Anisotropic strain in SmSe and SmTe: implications for electronic transport

TL;DR

This study uses first-principles calculations to analyze how uniaxial strain affects the electronic transport and piezoresistive properties of SmSe and SmTe, revealing strain-induced band gap reduction and enhanced piezoresistive response.

Contribution

It provides a detailed first-principles analysis of strain effects on electronic structure and transport in SmSe and SmTe, highlighting the importance of uniaxial strain in optimizing piezoresistive behavior.

Findings

Piezoresistive response is mainly governed by band gap reduction under strain.

Uniaxial strain can significantly enhance the piezoresistive effect compared to isotropic strain.

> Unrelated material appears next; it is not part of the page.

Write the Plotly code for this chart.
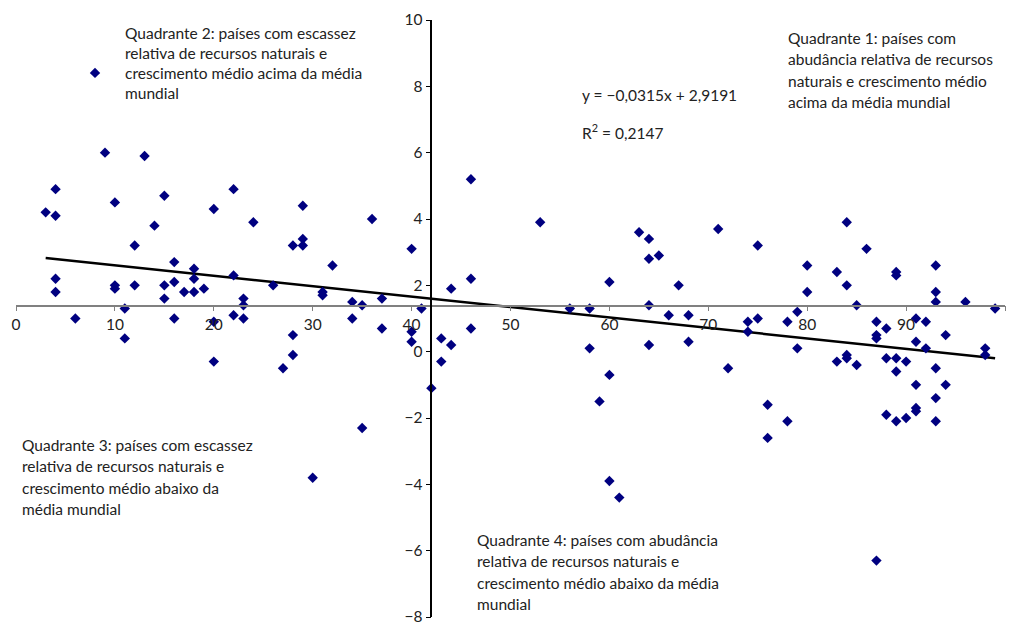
import plotly.graph_objects as go

# Data: x = relative natural-resource abundance index, y = average growth
x_vals = [3, 4, 4, 4, 4, 6, 9, 10, 10, 10, 11, 11, 12, 12, 13, 14, 15, 15, 15,
          16, 16, 16, 17, 18, 18, 18, 19, 20, 20, 20, 22, 22, 22, 23, 23, 23, 24,
          26, 27, 28, 28, 28, 29, 29, 29, 30, 31, 31, 32, 34, 34, 35, 35, 36, 37,
          37, 40, 40, 40, 41, 42, 43, 43, 44, 44, 46, 46, 46, 53, 56, 58, 58, 59,
          60, 60, 60, 61, 63, 64, 64, 64, 64, 65, 66, 67, 68, 68, 71, 72, 74, 74,
          75, 75, 76, 76, 78, 78, 79, 79, 80, 80, 83, 83, 84, 84, 84, 84, 85, 85,
          86, 87, 87, 87, 87, 88, 88, 88, 89, 89, 89, 89, 89, 90, 90, 91, 91, 91,
          91, 91, 92, 92, 93, 93, 93, 93, 93, 93, 94, 94, 96, 98, 98, 99]
y_vals = [4.2, 4.9, 4.1, 2.2, 1.8, 1.0, 6.0, 4.5, 2.0, 1.9, 1.3, 0.4, 3.2, 2.0, 5.9,
          3.8, 4.7, 2.0, 1.6, 2.7, 2.1, 1.0, 1.8, 2.5, 2.2, 1.8, 1.9, 4.3, 0.9, -0.3,
          4.9, 2.3, 1.1, 1.6, 1.4, 1.0, 3.9, 2.0, -0.5, 3.2, 0.5, -0.1, 4.4, 3.4, 3.2,
          -3.8, 1.8, 1.7, 2.6, 1.5, 1.0, 1.4, -2.3, 4.0, 1.6, 0.7, 3.1, 0.6, 0.3, 1.3,
          -1.1, 0.4, -0.3, 1.9, 0.2, 5.2, 2.2, 0.7, 3.9, 1.3, 1.3, 0.1, -1.5, 2.1, -0.7,
          -3.9, -4.4, 3.6, 3.4, 2.8, 1.4, 0.2, 2.9, 1.1, 2.0, 1.1, 0.3, 3.7, -0.5, 0.9,
          0.6, 3.2, 1.0, -1.6, -2.6, 0.9, -2.1, 1.2, 0.1, 2.6, 1.8, 2.4, -0.3, 3.9, 2.0,
          -0.1, -0.2, 1.4, -0.4, 3.1, 0.9, 0.5, 0.4, -6.3, 0.7, -0.2, -1.9, 2.4, 2.3,
          -0.2, -0.6, -2.1, -0.3, -2.0, 1.0, 0.3, -1.0, -1.7, -1.8, 0.9, 0.1, 2.6, 1.8,
          1.5, -0.5, -1.4, -2.1, 0.5, -1.0, 1.5, 0.1, -0.1, 1.3]

# Linear trend shown on the chart
slope = -0.0315
intercept = 2.9191
trend_x = [min(x_vals), max(x_vals)]
trend_y = [slope * v + intercept for v in trend_x]

# Axis crossing points (y axis at x=42, x axis at world average growth)
x_cross = 42
y_cross = 1.39
x_range = [0, 100]
y_range = [-8, 10]

legend_lines = ["Quadrante 2: países com escassez", "relativa de recursos naturais e",
                "crescimento médio acima da média", "mundial"]
q1_lines = ["Quadrante 1: países com", "abudância relativa de recursos",
            "naturais e crescimento médio", "acima da média mundial"]
q3_lines = ["Quadrante 3: países com escassez", "relativa de recursos naturais e",
            "crescimento médio abaixo da", "média mundial"]
q4_lines = ["Quadrante 4: países com abudância", "relativa de recursos naturais e",
            "crescimento médio abaixo da média", "mundial"]
eq_text = "y = −0,0315x + 2,9191"
r2_text = "R<sup>2</sup> = 0,2147"

FONT = "Lato"
TXT = "#222222"
FS = 15.5

W, H = 1015, 626
ML, MR, MT, MB = 16, 10, 20, 9
PW, PH = W - ML - MR, H - MT - MB


def px_to_paper(px, py):
    return (px - ML) / PW, (H - MB - py) / PH


LINE_STEP = 21.4
annotations = []


def add_block(lines, left, first_center):
    for i, line in enumerate(lines):
        xp, yp = px_to_paper(left, first_center + i * LINE_STEP)
        annotations.append(dict(text=line, xref="paper", yref="paper", x=xp, y=yp,
                                xanchor="left", yanchor="middle", align="left",
                                showarrow=False))


add_block(q1_lines, 786, 38)
add_block(q3_lines, 20, 445)
add_block(q4_lines, 475, 540)
add_block([eq_text], 580, 95)
add_block([r2_text], 580, 131)

fig = go.Figure()
fig.add_trace(go.Scatter(
    x=trend_x, y=trend_y, mode="lines",
    line=dict(color="black", width=2.5), showlegend=False, hoverinfo="skip"))
# trailing blank line lowers the legend symbol like in the reference
fig.add_trace(go.Scatter(
    x=x_vals, y=y_vals, mode="markers", name="<br>".join(legend_lines + [" "]),
    marker=dict(symbol="diamond", size=8, color="#000080"), showlegend=True))

leg_x, leg_y = px_to_paper(65, 16)
fig.update_layout(
    width=W, height=H,
    margin=dict(l=ML, r=MR, t=MT, b=MB),
    paper_bgcolor="white", plot_bgcolor="white",
    font=dict(family=FONT, size=FS, color=TXT),
    legend=dict(x=leg_x, y=leg_y, xanchor="left", yanchor="top",
                bgcolor="rgba(0,0,0,0)", font=dict(family=FONT, size=FS, color=TXT),
                valign="middle", itemwidth=50),
    xaxis=dict(range=x_range, dtick=10, tick0=0, anchor="free",
               position=(y_cross - y_range[0]) / (y_range[1] - y_range[0]),
               showline=True, linecolor="#808080", linewidth=1.5,
               ticks="outside", ticklen=5, tickcolor="#808080",
               showgrid=False, zeroline=False, automargin=False,
               tickfont=dict(family=FONT, size=FS, color=TXT)),
    yaxis=dict(range=y_range, dtick=2, tick0=0, anchor="free",
               position=(x_cross - x_range[0]) / (x_range[1] - x_range[0]),
               showline=True, linecolor="black", linewidth=1.5,
               ticks="outside", ticklen=5, tickcolor="black",
               showgrid=False, zeroline=False, automargin=False,
               tickfont=dict(family=FONT, size=FS, color=TXT)),
    annotations=annotations,
)

fig.write_html("out.html", config={"displayModeBar": False},
               post_script="document.body.style.margin='0';")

Conduction in thin films remains dominated by thermal electron promotion, with tunneling length around 1 nm.

Abstract

Mixed valence rare-earth samarium compounds SmX (X=Se,Te) have been recently proposed as candidate materials for use in high-speed, low-power digital switches driven by stress induced changes of resistivity. At room temperature these materials exhibit a pressure driven insulator-to-metal transition with resistivity decreasing by up to 7 orders of magnitude over a small pressure range. Thus, the application of only a few GPa's to the piezoresistor (SmX) allows the switching device to perform complex logic. Here we study from first principles the electronic properties of these compounds under uniaxial strain and discuss the consequences on carrier transport. The changes in the band structure show that the piezoresistive response is mostly governed by the reduction of band gap with strain. Furthermore, it becomes optimal when the Fermi level is pinned near the localized valence band. The piezoresistive effect under uniaxial strain which must be taken into account in thin films and other systems with reduced dimensionality is also quantified. Under uniaxial strain we find that the piezoresistive response can be substantially larger than in the isotropic case. Analysis of complex band structure of SmSe yields a tunneling length of the order of 1 nm. The results suggest that the conduction mechanism governing the piezoresistive effect in bulk, i.e.~thermal promotion of electrons, should still be dominant in few-nanometer-thick films.